Sweden is famous for its strong sense of national identity, Viking spirit and unbroken history. You would expect the royal house to have a suitably Nordic name – Munsö, Stenkil, Bjälbo or Sverker and Eric (all examples of earlier Swedish dynasties).

Bernadotte is not a very Swedish sounding name. But it is the name of Sweden’s ruling family and has been since 1818. The regally named Charles XIV & III John of Sweden and Norway was born Jean Bernadotte in Pau, a small town nestled in the foothills of the northern Pyrenees (some 1,350 miles south-west of Stockholm).

His family were not particularly noble or rich and Bernadotte owed his meteoric rise to the top thanks to the meritocratic possibilities opened up by the French revolution, his success in the French army and the demise of the House of Holstein-Gottorp following the death of the childless Charles XIII.

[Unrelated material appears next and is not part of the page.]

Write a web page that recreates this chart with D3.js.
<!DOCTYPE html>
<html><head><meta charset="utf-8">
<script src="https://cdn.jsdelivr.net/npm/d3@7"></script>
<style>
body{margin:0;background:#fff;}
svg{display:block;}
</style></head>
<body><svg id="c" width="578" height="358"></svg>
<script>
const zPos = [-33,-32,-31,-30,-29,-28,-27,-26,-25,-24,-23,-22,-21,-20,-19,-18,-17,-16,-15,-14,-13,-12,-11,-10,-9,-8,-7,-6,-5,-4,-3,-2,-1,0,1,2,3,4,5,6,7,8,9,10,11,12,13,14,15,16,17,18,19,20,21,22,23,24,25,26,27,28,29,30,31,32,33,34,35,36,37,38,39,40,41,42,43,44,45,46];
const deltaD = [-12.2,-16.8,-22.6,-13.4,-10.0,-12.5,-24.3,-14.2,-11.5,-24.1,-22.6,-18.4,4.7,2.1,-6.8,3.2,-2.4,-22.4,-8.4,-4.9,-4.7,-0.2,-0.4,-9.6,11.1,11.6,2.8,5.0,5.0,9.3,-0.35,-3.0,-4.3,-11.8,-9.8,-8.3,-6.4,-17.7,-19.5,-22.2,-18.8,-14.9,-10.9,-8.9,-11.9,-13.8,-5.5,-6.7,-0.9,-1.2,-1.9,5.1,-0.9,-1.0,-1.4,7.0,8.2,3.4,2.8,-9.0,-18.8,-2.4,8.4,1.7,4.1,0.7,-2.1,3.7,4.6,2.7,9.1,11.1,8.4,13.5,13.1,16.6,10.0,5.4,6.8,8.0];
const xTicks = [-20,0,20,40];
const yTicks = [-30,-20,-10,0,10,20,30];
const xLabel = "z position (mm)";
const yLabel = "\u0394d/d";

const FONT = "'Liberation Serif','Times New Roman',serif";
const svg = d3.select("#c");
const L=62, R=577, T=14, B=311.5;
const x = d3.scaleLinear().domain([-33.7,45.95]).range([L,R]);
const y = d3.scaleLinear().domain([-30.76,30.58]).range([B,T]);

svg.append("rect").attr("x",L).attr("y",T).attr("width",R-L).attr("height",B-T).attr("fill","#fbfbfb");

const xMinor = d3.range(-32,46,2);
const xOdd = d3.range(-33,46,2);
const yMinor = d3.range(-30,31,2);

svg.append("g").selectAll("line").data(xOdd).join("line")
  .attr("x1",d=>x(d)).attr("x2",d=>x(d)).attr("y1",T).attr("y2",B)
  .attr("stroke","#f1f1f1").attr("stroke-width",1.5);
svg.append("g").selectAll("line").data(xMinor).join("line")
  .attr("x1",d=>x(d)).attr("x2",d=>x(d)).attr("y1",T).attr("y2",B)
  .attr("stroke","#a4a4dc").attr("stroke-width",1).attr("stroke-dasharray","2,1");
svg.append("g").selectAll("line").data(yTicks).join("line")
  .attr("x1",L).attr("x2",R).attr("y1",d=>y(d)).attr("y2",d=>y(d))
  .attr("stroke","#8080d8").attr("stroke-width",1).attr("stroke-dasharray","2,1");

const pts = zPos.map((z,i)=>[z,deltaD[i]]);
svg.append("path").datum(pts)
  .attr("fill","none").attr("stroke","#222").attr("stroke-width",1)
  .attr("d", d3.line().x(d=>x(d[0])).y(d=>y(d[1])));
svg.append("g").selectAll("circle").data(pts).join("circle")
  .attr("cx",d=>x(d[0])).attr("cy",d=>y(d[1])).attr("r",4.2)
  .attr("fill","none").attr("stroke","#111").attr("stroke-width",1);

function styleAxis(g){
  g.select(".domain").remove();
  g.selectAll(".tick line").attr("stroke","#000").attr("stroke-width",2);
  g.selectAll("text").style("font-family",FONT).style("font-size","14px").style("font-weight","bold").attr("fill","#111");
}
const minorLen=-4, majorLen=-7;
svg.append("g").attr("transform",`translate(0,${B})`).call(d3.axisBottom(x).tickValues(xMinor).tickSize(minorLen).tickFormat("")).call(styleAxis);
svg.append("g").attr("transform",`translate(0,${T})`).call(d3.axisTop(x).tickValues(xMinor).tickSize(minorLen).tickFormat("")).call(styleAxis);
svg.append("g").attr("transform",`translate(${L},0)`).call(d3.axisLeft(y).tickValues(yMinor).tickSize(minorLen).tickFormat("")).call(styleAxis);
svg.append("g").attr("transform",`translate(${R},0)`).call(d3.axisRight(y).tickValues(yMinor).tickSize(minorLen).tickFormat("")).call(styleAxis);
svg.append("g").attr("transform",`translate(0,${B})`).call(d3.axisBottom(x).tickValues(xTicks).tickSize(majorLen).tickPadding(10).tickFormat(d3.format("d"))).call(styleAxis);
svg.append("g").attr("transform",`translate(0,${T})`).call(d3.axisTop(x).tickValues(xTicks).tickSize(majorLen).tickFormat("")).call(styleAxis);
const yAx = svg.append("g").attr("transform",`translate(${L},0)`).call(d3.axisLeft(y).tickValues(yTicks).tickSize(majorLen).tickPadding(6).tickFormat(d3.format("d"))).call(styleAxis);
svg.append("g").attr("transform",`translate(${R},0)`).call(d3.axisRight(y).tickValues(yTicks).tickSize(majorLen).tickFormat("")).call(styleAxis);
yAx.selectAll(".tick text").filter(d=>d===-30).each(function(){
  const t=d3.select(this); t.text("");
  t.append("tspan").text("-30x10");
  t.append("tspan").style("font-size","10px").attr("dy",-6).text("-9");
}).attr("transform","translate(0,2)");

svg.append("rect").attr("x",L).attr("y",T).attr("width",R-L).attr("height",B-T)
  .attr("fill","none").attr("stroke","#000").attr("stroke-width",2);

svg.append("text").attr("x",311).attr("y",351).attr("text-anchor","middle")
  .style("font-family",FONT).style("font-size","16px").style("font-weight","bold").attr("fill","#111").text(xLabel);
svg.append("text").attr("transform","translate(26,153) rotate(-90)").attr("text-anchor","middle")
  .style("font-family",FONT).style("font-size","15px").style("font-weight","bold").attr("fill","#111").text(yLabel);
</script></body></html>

Sweden needed a virile monarch, preferably an accomplished soldier and ideally someone who carried weight with Emperor Napoleon I of France. Bernadotte, a Marshal of France, had become popular in Sweden following tales of his kindness to Swedish prisoners of France’s war with Denmark.

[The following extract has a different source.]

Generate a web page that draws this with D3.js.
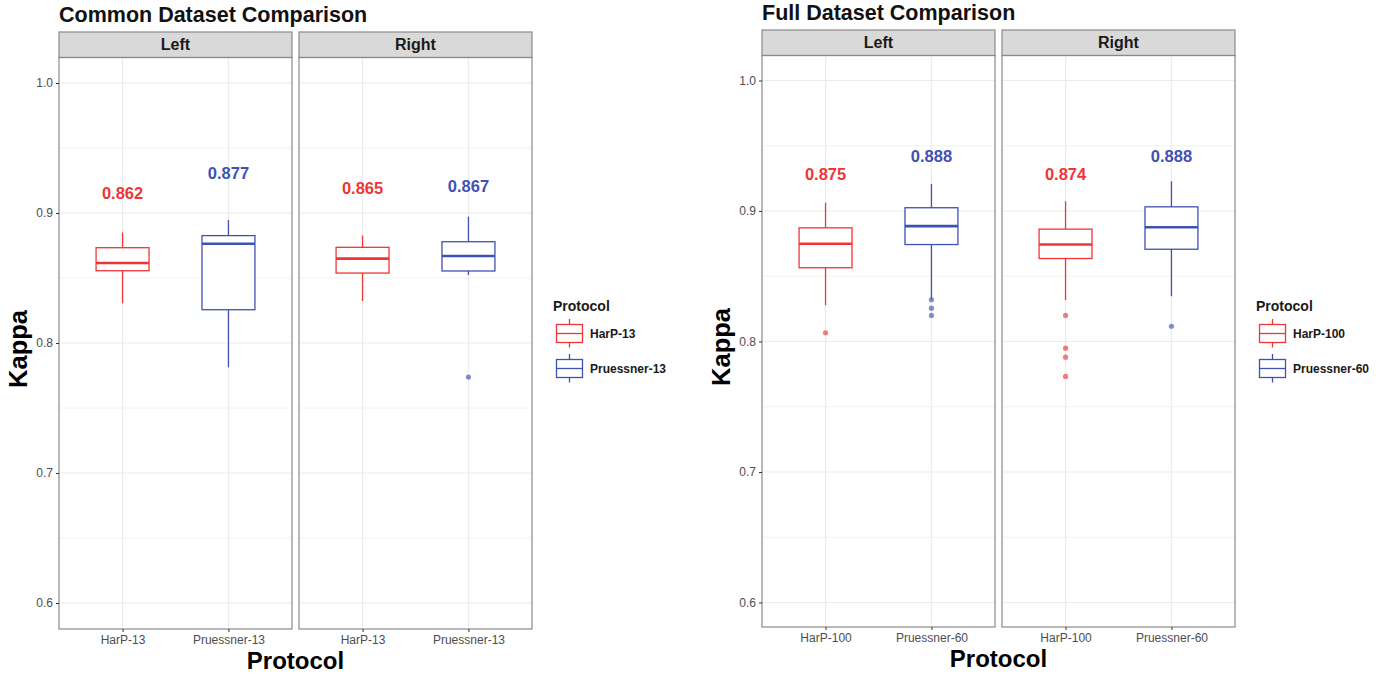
<!DOCTYPE html>
<html>
<head>
<meta charset="utf-8">
<script src="https://cdn.jsdelivr.net/npm/d3@7"></script>
<style>
  body { margin: 0; background: #fff; }
  svg { display: block; font-family: "Liberation Sans", Arial, sans-serif; }
</style>
</head>
<body>
<svg id="chart" width="1382" height="675"></svg>
<script>
    // facets and categories
    var sides = ["Left", "Right"];
    var commonProtocols = ["HarP-13", "Pruessner-13"];
    var fullProtocols = ["HarP-100", "Pruessner-60"];
    var yTicks = [0.6, 0.7, 0.8, 0.9, 1.0];
    var yMinor = [0.65, 0.75, 0.85, 0.95];

    // box stats: [lower whisker, Q1, median, Q3, upper whisker]
    // order: Left/HarP, Left/Pruessner, Right/HarP, Right/Pruessner
    var commonStats = [
        [0.8305, 0.8556, 0.8615, 0.8733, 0.8850],
        [0.7813, 0.8256, 0.8764, 0.8826, 0.8946],
        [0.8323, 0.8538, 0.8649, 0.8736, 0.8826],
        [0.8523, 0.8554, 0.8669, 0.8779, 0.8972]
    ];
    var commonOutliers = [[], [], [], [0.7738]];
    var commonMedianText = ["0.862", "0.877", "0.865", "0.867"];
    var commonTextAt = [0.9155, 0.931, 0.919, 0.921];

    var fullStats = [
        [0.8278, 0.8565, 0.8749, 0.8871, 0.9063],
        [0.8327, 0.8743, 0.8884, 0.9025, 0.9208],
        [0.8317, 0.8636, 0.8743, 0.8861, 0.9075],
        [0.8347, 0.8707, 0.8876, 0.9032, 0.9228]
    ];
    var fullOutliers = [[0.8067], [0.8320, 0.8255, 0.8200], [0.8200, 0.7949, 0.7880, 0.7732], [0.8117]];
    var fullMedianText = ["0.875", "0.888", "0.874", "0.888"];
    var fullTextAt = [0.9287, 0.942, 0.9285, 0.942];

    var colors = ["#ef3535", "#3f51b5"];
    var svg = d3.select("#chart");

    function make_boxplot_chart(cfg) {

        var g = svg.append("g");

        // title
        g.append("text")
         .attr("x", cfg.left)
         .attr("y", cfg.titleY)
         .attr("font-size", "21.5px")
         .attr("font-weight", "bold")
         .attr("fill", "#111")
         .text(cfg.title);

        var yScale = d3.scaleLinear()
                       .domain([0.6, 1.0])
                       .range([cfg.y06, cfg.y10]);

        sides.forEach(function(side, s) {

            var px = cfg.left + s * (cfg.panelW + cfg.gap);

            var xScale = d3.scalePoint()
                           .domain(cfg.protocols)
                           .range([px, px + cfg.panelW])
                           .padding(0.6);
            var unit = xScale.step();

            // strip
            g.append("rect")
             .attr("x", px).attr("y", cfg.stripTop)
             .attr("width", cfg.panelW).attr("height", cfg.top - cfg.stripTop)
             .attr("fill", "#d9d9d9").attr("stroke", "#8a8a8a").attr("stroke-width", 1.2);
            g.append("text")
             .attr("x", px + cfg.panelW / 2)
             .attr("y", (cfg.stripTop + cfg.top) / 2 + 5.5)
             .attr("text-anchor", "middle")
             .attr("font-size", "16px").attr("font-weight", "bold").attr("fill", "#1a1a1a")
             .text(side);

            // grid
            g.selectAll(null).data(yMinor).enter().append("line")
             .attr("x1", px).attr("x2", px + cfg.panelW)
             .attr("y1", function(d) { return yScale(d); })
             .attr("y2", function(d) { return yScale(d); })
             .attr("stroke", "#f2f2f2").attr("stroke-width", 1);
            g.selectAll(null).data(yTicks).enter().append("line")
             .attr("x1", px).attr("x2", px + cfg.panelW)
             .attr("y1", function(d) { return yScale(d); })
             .attr("y2", function(d) { return yScale(d); })
             .attr("stroke", "#ebebeb").attr("stroke-width", 1.2);
            g.selectAll(null).data(cfg.protocols).enter().append("line")
             .attr("x1", function(d) { return xScale(d); })
             .attr("x2", function(d) { return xScale(d); })
             .attr("y1", cfg.top).attr("y2", cfg.bottom)
             .attr("stroke", "#ebebeb").attr("stroke-width", 1.2);

            // boxes
            cfg.protocols.forEach(function(p, i) {
                var k = s * 2 + i;
                var st = cfg.stats[k];
                var cx = xScale(p);
                var bw = unit * 0.5;
                var col = colors[i];

                g.append("line")
                 .attr("x1", cx).attr("x2", cx)
                 .attr("y1", yScale(st[4])).attr("y2", yScale(st[3]))
                 .attr("stroke", col).attr("stroke-width", 1.3);
                g.append("line")
                 .attr("x1", cx).attr("x2", cx)
                 .attr("y1", yScale(st[1])).attr("y2", yScale(st[0]))
                 .attr("stroke", col).attr("stroke-width", 1.3);
                g.append("rect")
                 .attr("x", cx - bw / 2).attr("y", yScale(st[3]))
                 .attr("width", bw).attr("height", yScale(st[1]) - yScale(st[3]))
                 .attr("fill", "white").attr("stroke", col).attr("stroke-width", 1.3);
                g.append("line")
                 .attr("x1", cx - bw / 2).attr("x2", cx + bw / 2)
                 .attr("y1", yScale(st[2])).attr("y2", yScale(st[2]))
                 .attr("stroke", col).attr("stroke-width", 2.6);

                g.selectAll(null).data(cfg.outliers[k]).enter().append("circle")
                 .attr("cx", cx)
                 .attr("cy", function(d) { return yScale(d); })
                 .attr("r", 2.6)
                 .attr("fill", col).attr("fill-opacity", 0.65);

                g.append("text")
                 .attr("x", cx)
                 .attr("y", yScale(cfg.textAt[k]) + 6)
                 .attr("text-anchor", "middle")
                 .attr("font-size", "16.5px").attr("font-weight", "bold")
                 .attr("fill", col)
                 .text(cfg.medianText[k]);
            });

            // panel border
            g.append("rect")
             .attr("x", px).attr("y", cfg.top)
             .attr("width", cfg.panelW).attr("height", cfg.bottom - cfg.top)
             .attr("fill", "none").attr("stroke", "#8a8a8a").attr("stroke-width", 1.2);

            // x axis
            var xAxis = d3.axisBottom(xScale).tickSize(3).tickPadding(3);
            var ax = g.append("g")
                      .attr("transform", "translate(0," + cfg.bottom + ")")
                      .call(xAxis);
            ax.select(".domain").remove();
            ax.selectAll("line").attr("stroke", "#333");
            ax.selectAll("text")
              .attr("font-size", "12px").attr("fill", "#4d4d4d")
              .attr("font-family", "'Liberation Sans', Arial, sans-serif");
        });

        // y axis
        var yAxis = d3.axisLeft(yScale)
                      .tickValues(yTicks)
                      .tickFormat(d3.format(".1f"))
                      .tickSize(3).tickPadding(3);
        var ay = g.append("g")
                  .attr("transform", "translate(" + cfg.left + ",0)")
                  .call(yAxis);
        ay.select(".domain").remove();
        ay.selectAll("line").attr("stroke", "#333");
        ay.selectAll("text")
          .attr("font-size", "12px").attr("fill", "#4d4d4d")
          .attr("font-family", "'Liberation Sans', Arial, sans-serif");

        // axis titles
        var plotW = cfg.panelW * 2 + cfg.gap;
        g.append("text")
         .attr("x", cfg.left + plotW / 2)
         .attr("y", cfg.bottom + 40)
         .attr("text-anchor", "middle")
         .attr("font-size", "24px").attr("font-weight", "bold").attr("fill", "#000")
         .text("Protocol");
        g.append("text")
         .attr("transform", "translate(" + (cfg.left - 32) + "," + cfg.kappaY + ") rotate(-90)")
         .attr("text-anchor", "middle")
         .attr("font-size", "25.5px").attr("font-weight", "bold").attr("fill", "#000")
         .text("Kappa");

        // legend
        var lx = cfg.legendX;
        g.append("text")
         .attr("x", lx).attr("y", 311)
         .attr("font-size", "14px").attr("font-weight", "bold").attr("fill", "#1a1a1a")
         .text("Protocol");
        cfg.protocols.forEach(function(p, i) {
            var cy = 333.5 + i * 35;
            var kx = lx + 3.5;
            var kw = 26;
            var col = colors[i];
            g.append("line")
             .attr("x1", kx + kw / 2).attr("x2", kx + kw / 2)
             .attr("y1", cy - 14.5).attr("y2", cy + 14)
             .attr("stroke", col).attr("stroke-width", 1.3);
            g.append("rect")
             .attr("x", kx).attr("y", cy - 9)
             .attr("width", kw).attr("height", 18)
             .attr("fill", "white").attr("stroke", col).attr("stroke-width", 1.3);
            g.append("line")
             .attr("x1", kx).attr("x2", kx + kw)
             .attr("y1", cy).attr("y2", cy)
             .attr("stroke", col).attr("stroke-width", 1.3);
            g.append("text")
             .attr("x", kx + kw + 7.5).attr("y", cy + 4.5)
             .attr("font-size", "12px").attr("font-weight", "bold").attr("fill", "#1a1a1a")
             .text(p);
        });
    }

    make_boxplot_chart({
        title: "Common Dataset Comparison", titleY: 21.5,
        left: 59, panelW: 233, gap: 7,
        stripTop: 32, top: 57.5, bottom: 629,
        y06: 603, y10: 83,
        protocols: commonProtocols,
        stats: commonStats, outliers: commonOutliers,
        medianText: commonMedianText, textAt: commonTextAt,
        legendX: 553, kappaY: 349
    });

    make_boxplot_chart({
        title: "Full Dataset Comparison", titleY: 19.5,
        left: 762, panelW: 233, gap: 7,
        stripTop: 30, top: 55.5, bottom: 627,
        y06: 602.5, y10: 80.5,
        protocols: fullProtocols,
        stats: fullStats, outliers: fullOutliers,
        medianText: fullMedianText, textAt: fullTextAt,
        legendX: 1256, kappaY: 347
    });
</script>
</body>
</html>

Napoleon treated the whole affair as an absurdity, but Bernadotte would outlive his former master by 23 years and was King of Sweden and Norway for 26 years.

3. King William III & II of England and Scotland and King George I of Great Britain

A joint entry for William III and George I as both kings came to the prize of the British throne(s) as a reaction against the possibility of a Catholic monarch.  In an age of zealous Protestantism, the prospect of a Catholic king was anathema to both the nobility and the masses.

On his restoration, Charles II had shown dangerously Catholic tendencies and may have converted to Rome on his deathbed. His brother, James II & VII, was even less guarded – he had converted to Catholicism in 1668 or 1669, and his faith was made public following the implementation of the Test Act of 1673.

His reign was a short and troubled three years between 1685 and 1688, culminating in the invitation by seven Protestant nobles to William, Prince of Orange (and husband of James’s Protestant daughter Mary) to invade England and, ultimately, the Glorious Revolution. James fled his capital and country, and the Stadtholder of the Netherlands, William III of Orange (or Willem III van Oranje), became joint ruler with his wife of England, Scotland and Ireland.

George I would similarly find his way to the throne of Great Britain as the next best Protestant successor to a childless Queen Anne. Thus the Elector and Prince of Hanover became the King of one of the world’s rising imperial powers.

2. King Otto of Greece

King Otto of Greece belonged to the House of Wittelsbach. Neither name sounds very Greek, and that is because the Wittelsbachs (in general) and Otto (in particular) were Bavarian. Otto spent the first 17 years of his life as a Prince of Bavaria, the second son of King Ludwig I.

As a second son, his prospects of wielding real power seemed limited. But a combination of a philhellenic father, a successful Greek uprising in the 1820s and the Great Powers’ insistence that the independent Greek state be a monarchy provided a royal opening for young Otto.

The Convention of London decided to offer the throne of Greece to Otto and he readily accepted. He Hellenized his look and name (becoming Othon). He did not found a dynasty – this would be left to his successor, King George.

King George was a Danish prince, from the House of Schleswig-Holstein-Sonderburg-Glücksburg who became King of the Hellenes in 1845.

1. Empress Catherine II (the Great) of Russia

Catherine II is one of the most famous rulers of all time and certainly ranks as one of the most successful Russian monarchs. As Empress and Autocrat of All the Russians she attempted to bring Enlightenment principles to the vast Eurasian empire.

But long before she ascended the throne and placed the Grand Imperial Crown on her head she was born Princess Sophie of Anhalt-Zerbst. Princess Sophie was the daughter of the Prince of Anhalt-Zerbst, a small German principality dwarfed by its larger northern and eastern neighbour, Prussia.

The chances of her marrying into a European royal family seemed slim – she brought no large dowry, lands or political clout. The prospect of her becoming a ruling Empress would have seemed fanciful, even absurd, to her contemporaries.

She managed to do both by the luck of dynastic links with Empress Elizabeth of Russia, a forceful and ambitious mother and Frederick the Great of Prussia’s determination to cultivate links with his powerful eastern neighbour. Sophie would become the bride of Grand Duke Peter, the heir presumptive of Russia, adopt Eastern Orthodoxy as her religion and Catherine as her new name.

Her advancement to become supreme ruler of Russia owed much to her own abilities and to the failures of her husband. She ingratiated herself with the people and nobles, learning Russian, showing outward devotion to the Orthodox rites and astutely managing relationships.

Peter, by contrast, hated Russia, favoured his Hessian countrymen, kept a regiment of Hessian troops and spoke German at any opportunity. His eventual overthrow and assignation paved the way for Catherine’s accession and long rule.